The Beat That Won't Let You Stand Still
Last Saturday night, I watched my friend Carlos — a guy who swears he "doesn't dance" — lose his entire mind on the dance floor. What broke him? A cumbia track. Three minutes of those hypnotic accordion riffs and rolling percussion, and the man was doing hip movements I didn't think were physically possible. That's the thing about cumbia. It doesn't ask permission. It grabs you by the hips and doesn't let go.
Here are ten tracks doing exactly that in 2025.
"Baila Conmigo" — DJ Ritmo & La Sonora
DJ Ritmo knows something most producers forget: you don't need to reinvent the wheel, just grease it better. "Baila Conmigo" layers his punchy, modern beats over La Sonora's brass section — and somehow it sounds like a backyard party in Mexico City and a rooftop club in Berlin had a baby. The bassline hits your chest before your ears even register what's happening.
"Cumbia del Futuro" — Los Modernos
Accordion and synthesizers shouldn't work together. Los Modernos didn't get that memo. This track sneaks in with a traditional melody, then drops into something that sounds like it was beamed in from 2045. Purists might side-eye it at first. Give it thirty seconds. They'll be moving by the chorus.
"Ritmo Caliente" — La Reina del Swing
La Reina doesn't do subtle. "Ritmo Caliente" is all gas, no brakes — percussion that sounds like a stampede of joyful horses and energy that doesn't quit. The song shifts tempo twice, catching you off guard each time, and that's exactly what keeps your body guessing. If you want a track that makes you sweat through your shirt by minute two, this is it.
"Sabor Tropical" — Grupo Sabroso
Close your eyes. You're somewhere with humidity, palm trees, and cheap beer that tastes perfect anyway. "Sabor Tropical" is a vacation in four minutes. The guitar riffs bounce like sunlight on water, the claves keep everything grounded, and the chorus? You'll be singing it in the shower tomorrow whether you want to or not.

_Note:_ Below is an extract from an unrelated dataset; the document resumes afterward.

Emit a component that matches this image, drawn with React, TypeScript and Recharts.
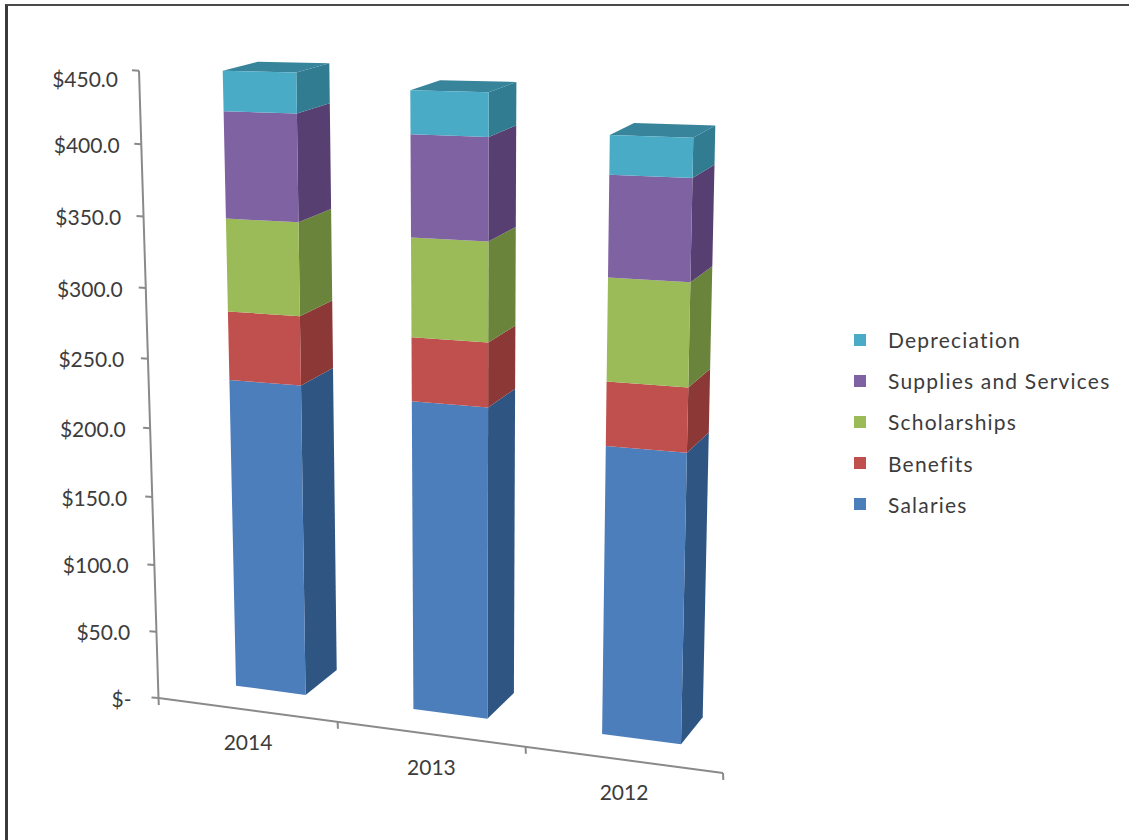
import { BarChart, Bar, XAxis, YAxis, Legend } from "recharts"

const years = ["2014", "2013", "2012"]
const salaries = [228.5, 223.5, 203.5]
const benefits = [49.5, 45, 44]
const scholarships = [66, 69, 70]
const supplies = [75, 70, 68]
const depreciation = [28, 29.5, 26]

const seriesNames = ["Salaries", "Benefits", "Scholarships", "Supplies and Services", "Depreciation"]
const yTicks = [0, 50, 100, 150, 200, 250, 300, 350, 400, 450]

const chartData = years.map((year, i) => ({
  year,
  Salaries: salaries[i],
  Benefits: benefits[i],
  Scholarships: scholarships[i],
  "Supplies and Services": supplies[i],
  Depreciation: depreciation[i],
}))

const faceColors: Record<string, { front: string; side: string; top: string }> = {
  Salaries: { front: "#4c7ebb", side: "#2f5583", top: "#2f5583" },
  Benefits: { front: "#c0504d", side: "#8b3836", top: "#8b3836" },
  Scholarships: { front: "#9bbb59", side: "#6a843c", top: "#6a843c" },
  "Supplies and Services": { front: "#7f62a1", side: "#583f72", top: "#583f72" },
  Depreciation: { front: "#4aabc7", side: "#317c90", top: "#38849b" },
}

const FONT = "Lato, sans-serif"
const TEXT = "#3c3c3c"
const AXIS = "#8a8a8a"

// plot rectangle in flat chart pixels, everything is projected from here
const PLOT_LEFT = 100
const PLOT_RIGHT = 700
const PLOT_TOP = 100
const PLOT_BOTTOM = 700
const valueY = (v: number) => PLOT_BOTTOM - (v / 450) * (PLOT_BOTTOM - PLOT_TOP)

type Pt = [number, number]

// solves the 3x3 homography taking four source points to four screen points
function makeProjection(src: Pt[], dst: Pt[]) {
  const m: number[][] = []
  src.forEach(([x, y], i) => {
    const [u, v] = dst[i]
    m.push([x, y, 1, 0, 0, 0, -u * x, -u * y, u])
    m.push([0, 0, 0, x, y, 1, -v * x, -v * y, v])
  })
  for (let c = 0; c < 8; c++) {
    let p = c
    for (let r = c + 1; r < 8; r++) if (Math.abs(m[r][c]) > Math.abs(m[p][c])) p = r
    ;[m[c], m[p]] = [m[p], m[c]]
    for (let r = 0; r < 8; r++) {
      if (r === c) continue
      const f = m[r][c] / m[c][c]
      for (let k = c; k < 9; k++) m[r][k] -= f * m[c][k]
    }
  }
  const h = m.map((row, i) => row[8] / row[i])
  return (x: number, y: number): Pt => {
    const w = h[6] * x + h[7] * y + 1
    return [(h[0] * x + h[1] * y + h[2]) / w, (h[3] * x + h[4] * y + h[5]) / w]
  }
}

// front faces of the columns
const front = makeProjection(
  [[160, valueY(0)], [640, valueY(0)], [160, valueY(447)], [640, valueY(410)]],
  [[236, 685.7], [681, 744.3], [222.7, 70.7], [693.3, 140]]
)
// back faces of the columns
const back = makeProjection(
  [[240, valueY(0)], [640, valueY(0)], [240, valueY(447)], [640, valueY(410)]],
  [[336.7, 670], [702.7, 717.3], [329.3, 63.3], [715.3, 127.7]]
)
// plane holding the two axis lines
const wall = makeProjection(
  [[PLOT_LEFT, PLOT_BOTTOM], [PLOT_RIGHT, PLOT_BOTTOM], [PLOT_LEFT, PLOT_TOP], [PLOT_RIGHT, PLOT_TOP]],
  [[158.5, 698], [723, 773], [139, 70.7], [739, 100]]
)

const poly = (pts: Pt[]) => pts.map((p) => `${p[0].toFixed(1)},${p[1].toFixed(1)}`).join(" ")

function Column(props: any) {
  const { x, y, width, height, colors, withTop } = props
  const fl = front(x, y)
  const fr = front(x + width, y)
  const br = front(x + width, y + height)
  const bl = front(x, y + height)
  const backTopRight = back(x + width, y)
  const backBottomRight = back(x + width, y + height)
  const backTopLeft = back(x, y)
  return (
    <g>
      <polygon points={poly([fr, br, backBottomRight, backTopRight])} fill={colors.side} />
      {withTop && <polygon points={poly([fl, fr, backTopRight, backTopLeft])} fill={colors.top} />}
      <polygon points={poly([fl, fr, br, bl])} fill={colors.front} />
    </g>
  )
}

function ValueTick({ y, payload }: any) {
  const [px, py] = wall(PLOT_LEFT, y)
  // labels sit a little further from the axis towards the floor
  const lx = px - 21 - 6 * (1 - payload.value / 450)
  const ly = Math.max(py, 78)
  const text = payload.value === 0 ? "$-" : `$${payload.value.toFixed(1)}`
  return (
    <g>
      <line x1={px} y1={py} x2={px - 7} y2={py - 0.5} stroke={AXIS} strokeWidth={2} />
      <text x={lx} y={ly} textAnchor="end" dominantBaseline="central" fontFamily={FONT} fontSize={21} fill={TEXT}>
        {text}
      </text>
    </g>
  )
}

function YearTick({ x, payload }: any) {
  const [px, py] = wall(x, PLOT_BOTTOM)
  return (
    <text x={px + 1} y={py + 32} textAnchor="middle" dominantBaseline="central" fontFamily={FONT} fontSize={21} fill={TEXT}>
      {payload.value}
    </text>
  )
}

// the two axis lines and the category boundary ticks
function AxisLines() {
  const origin = wall(PLOT_LEFT, PLOT_BOTTOM)
  const yEnd = wall(PLOT_LEFT, PLOT_TOP)
  const xEnd = wall(PLOT_RIGHT, PLOT_BOTTOM)
  const band = (PLOT_RIGHT - PLOT_LEFT) / years.length
  return (
    <g>
      <line x1={origin[0]} y1={origin[1]} x2={yEnd[0]} y2={yEnd[1]} stroke={AXIS} strokeWidth={2} />
      <line x1={origin[0]} y1={origin[1]} x2={xEnd[0]} y2={xEnd[1]} stroke={AXIS} strokeWidth={2} />
      {[0, 1, 2, 3].map((i) => {
        const [tx, ty] = wall(PLOT_LEFT + i * band, PLOT_BOTTOM)
        return <line key={i} x1={tx} y1={ty} x2={tx + 0.3} y2={ty + 7} stroke={AXIS} strokeWidth={2} />
      })}
    </g>
  )
}

function LegendList({ payload }: any) {
  const items = [...(payload ?? [])].sort(
    (a: any, b: any) => seriesNames.indexOf(b.value) - seriesNames.indexOf(a.value)
  )
  return (
    <div style={{ fontFamily: FONT, fontSize: 21, color: TEXT }}>
      {items.map((item: any) => (
        <div key={item.value} style={{ display: "flex", alignItems: "center", height: 41.2, whiteSpace: "nowrap" }}>
          <span style={{ width: 12, height: 12, background: item.color, marginRight: 22 }} />
          <span style={{ letterSpacing: 1.2 }}>{item.value}</span>
        </div>
      ))}
    </div>
  )
}

export default function App() {
  return (
    <div
      style={{
        position: "absolute",
        left: 0,
        top: 0,
        width: 1129,
        height: 840,
        background: "#fff",
        overflow: "hidden",
      }}
    >
      <div style={{ position: "absolute", left: 5, top: 4, width: 1124, height: 836, borderLeft: "3px solid #3a3a3a", borderTop: "2px solid #4a4a4a" }} />
      <BarChart
        width={1129}
        height={840}
        data={chartData}
        barSize={80}
        margin={{ left: PLOT_LEFT - 1, right: 1129 - PLOT_RIGHT, top: PLOT_TOP, bottom: 840 - PLOT_BOTTOM - 1 }}
      >
        <XAxis dataKey="year" height={1} axisLine={false} tickLine={false} tick={<YearTick />} interval={0} />
        <YAxis
          width={1}
          domain={[0, 450]}
          ticks={yTicks}
          interval={0}
          axisLine={false}
          tickLine={false}
          tick={<ValueTick />}
        />
        <AxisLines />
        {seriesNames.map((name) => (
          <Bar
            key={name}
            dataKey={name}
            stackId="total"
            fill={faceColors[name].front}
            isAnimationActive={false}
            shape={(p: any) => <Column {...p} colors={faceColors[name]} withTop={name === "Depreciation"} />}
          />
        ))}
        <Legend
          layout="horizontal"
          align="center"
          verticalAlign="middle"
          content={<LegendList />}
          wrapperStyle={{ left: 854, top: 319, width: 270 }}
        />
      </BarChart>
    </div>
  )
}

"Cumbia Under the Stars" — Estrella Cumbiera
Not every cumbia track needs to melt your face off. Estrella Cumbiera went the opposite direction — dreamy, slow-building, almost hypnotic. Picture a rooftop at 2 a.m., city lights below, someone's string lights overhead. That's where this song lives. Perfect for the dancers who prefer swaying to stomping.
"Fuego en la Pista" — Los Fuego
The name means "Fire on the Floor," and Los Fuego weren't being dramatic. The percussion comes at you in rapid bursts, the brass section wails like it's got something to prove, and the groove locks in so tight you'd need a crowbar to escape it. This is peak-hour-at-the-festival energy, bottled and sold.
"Cumbia Revolution" — DJ Cumbiero
DJ Cumbiero took a classic cumbia skeleton and wired it with electronic muscles. The production is crisp and layered — you'll catch new details on your fifth listen. It's familiar enough to sing along to, strange enough to make you tilt your head. That tension is what makes it addictive.
"Amor Cumbiambero" — Los Románticos
Here's your couples' track. Los Románticos lean into the romantic side of cumbia without getting cheesy about it. The lyrics ache a little, the melody wraps around you like a slow dance should, and the rhythm keeps everything from turning into a power ballad. Grab someone. Sway. Thank me later.
"Cumbia del Barrio" — Los Vecinos
Cumbia has always been neighborhood music — block parties, quinceañeras, Sunday afternoons with the speakers cranked. "Cumbia del Barrio" channels that communal spirit hard. The accordion riff alone could probably solve international conflicts. It's impossible to hear this and not feel like you belong somewhere.
"Cumbia Infinity" — DJ Límite
DJ Límite closes things out by going full experimental. Soundscapes that shift and morph, rhythms that deconstruct and rebuild, a production style that treats cumbia like a living organism rather than a genre box. It's bold. It's weird. And honestly? It might be the most interesting track on this list.
One Last Thing
Cumbia doesn't care if you know the steps. It doesn't care if you're coordinated or sober or wearing the right shoes. It just needs a pulse — yours — and the rest takes care of itself. So pick a track, press play, and let your body figure out the rest. It usually does.